▶ _Exercise brief_
Pictures stay out of this copy, which runs from the first line of the material through the line containing "import plotly.graph_objects as go".

· · · · · · ·

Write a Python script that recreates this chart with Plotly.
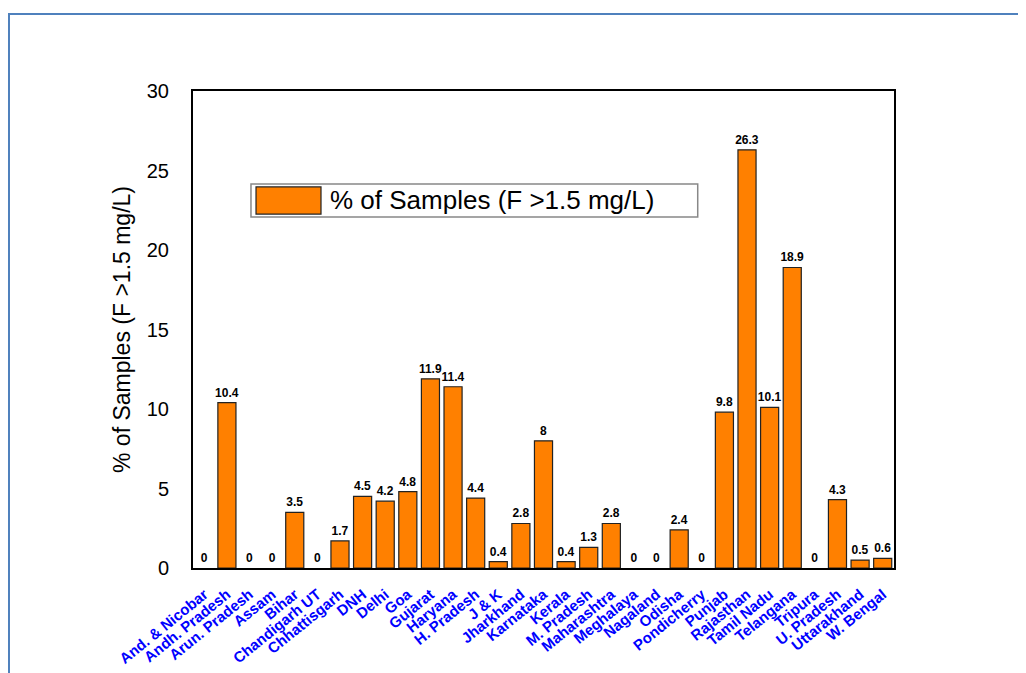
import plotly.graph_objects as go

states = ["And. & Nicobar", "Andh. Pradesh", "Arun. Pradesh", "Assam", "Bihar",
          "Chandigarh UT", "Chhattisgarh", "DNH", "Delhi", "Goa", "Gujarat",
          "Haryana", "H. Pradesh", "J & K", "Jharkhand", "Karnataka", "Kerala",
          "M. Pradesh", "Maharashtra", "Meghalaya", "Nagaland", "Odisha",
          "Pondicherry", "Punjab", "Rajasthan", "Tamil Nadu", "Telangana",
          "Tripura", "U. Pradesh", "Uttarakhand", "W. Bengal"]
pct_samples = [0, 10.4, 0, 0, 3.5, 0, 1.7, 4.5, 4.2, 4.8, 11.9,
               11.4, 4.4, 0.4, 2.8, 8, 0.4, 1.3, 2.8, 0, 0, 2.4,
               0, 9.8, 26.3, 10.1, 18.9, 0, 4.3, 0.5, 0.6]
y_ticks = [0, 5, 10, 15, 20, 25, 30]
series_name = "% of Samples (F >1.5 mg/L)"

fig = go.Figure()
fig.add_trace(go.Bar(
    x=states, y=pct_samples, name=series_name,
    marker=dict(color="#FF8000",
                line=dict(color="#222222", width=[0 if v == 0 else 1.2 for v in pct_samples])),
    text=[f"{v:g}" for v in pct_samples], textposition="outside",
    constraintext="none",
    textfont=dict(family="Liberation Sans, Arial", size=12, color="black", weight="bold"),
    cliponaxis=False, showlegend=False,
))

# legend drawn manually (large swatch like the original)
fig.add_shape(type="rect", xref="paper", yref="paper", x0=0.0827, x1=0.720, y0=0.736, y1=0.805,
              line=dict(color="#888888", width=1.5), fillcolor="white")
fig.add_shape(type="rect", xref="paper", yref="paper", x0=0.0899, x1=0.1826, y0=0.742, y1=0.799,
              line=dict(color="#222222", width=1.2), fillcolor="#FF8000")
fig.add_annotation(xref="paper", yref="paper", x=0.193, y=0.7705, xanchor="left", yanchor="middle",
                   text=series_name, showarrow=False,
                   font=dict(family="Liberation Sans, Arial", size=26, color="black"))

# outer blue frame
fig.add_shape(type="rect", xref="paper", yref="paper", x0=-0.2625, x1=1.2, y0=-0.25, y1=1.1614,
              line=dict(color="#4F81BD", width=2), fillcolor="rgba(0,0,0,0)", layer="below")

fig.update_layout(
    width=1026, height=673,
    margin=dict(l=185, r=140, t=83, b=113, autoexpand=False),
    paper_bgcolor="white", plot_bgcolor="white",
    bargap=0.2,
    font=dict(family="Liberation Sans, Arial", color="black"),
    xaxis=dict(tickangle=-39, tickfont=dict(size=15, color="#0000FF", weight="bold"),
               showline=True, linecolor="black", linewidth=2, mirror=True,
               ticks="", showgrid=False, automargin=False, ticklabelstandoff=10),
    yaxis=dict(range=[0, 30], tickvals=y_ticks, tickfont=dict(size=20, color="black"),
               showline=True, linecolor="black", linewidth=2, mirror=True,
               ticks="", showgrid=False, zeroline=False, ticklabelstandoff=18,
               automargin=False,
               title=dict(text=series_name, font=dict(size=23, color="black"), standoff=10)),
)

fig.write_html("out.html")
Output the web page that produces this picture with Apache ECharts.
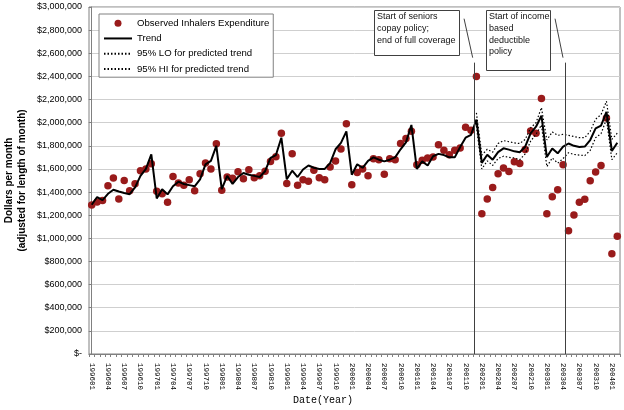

· · · · · · ·

▶ _Reply to the exercise_
Write a Python script that recreates this chart with Plotly.
import plotly.graph_objects as go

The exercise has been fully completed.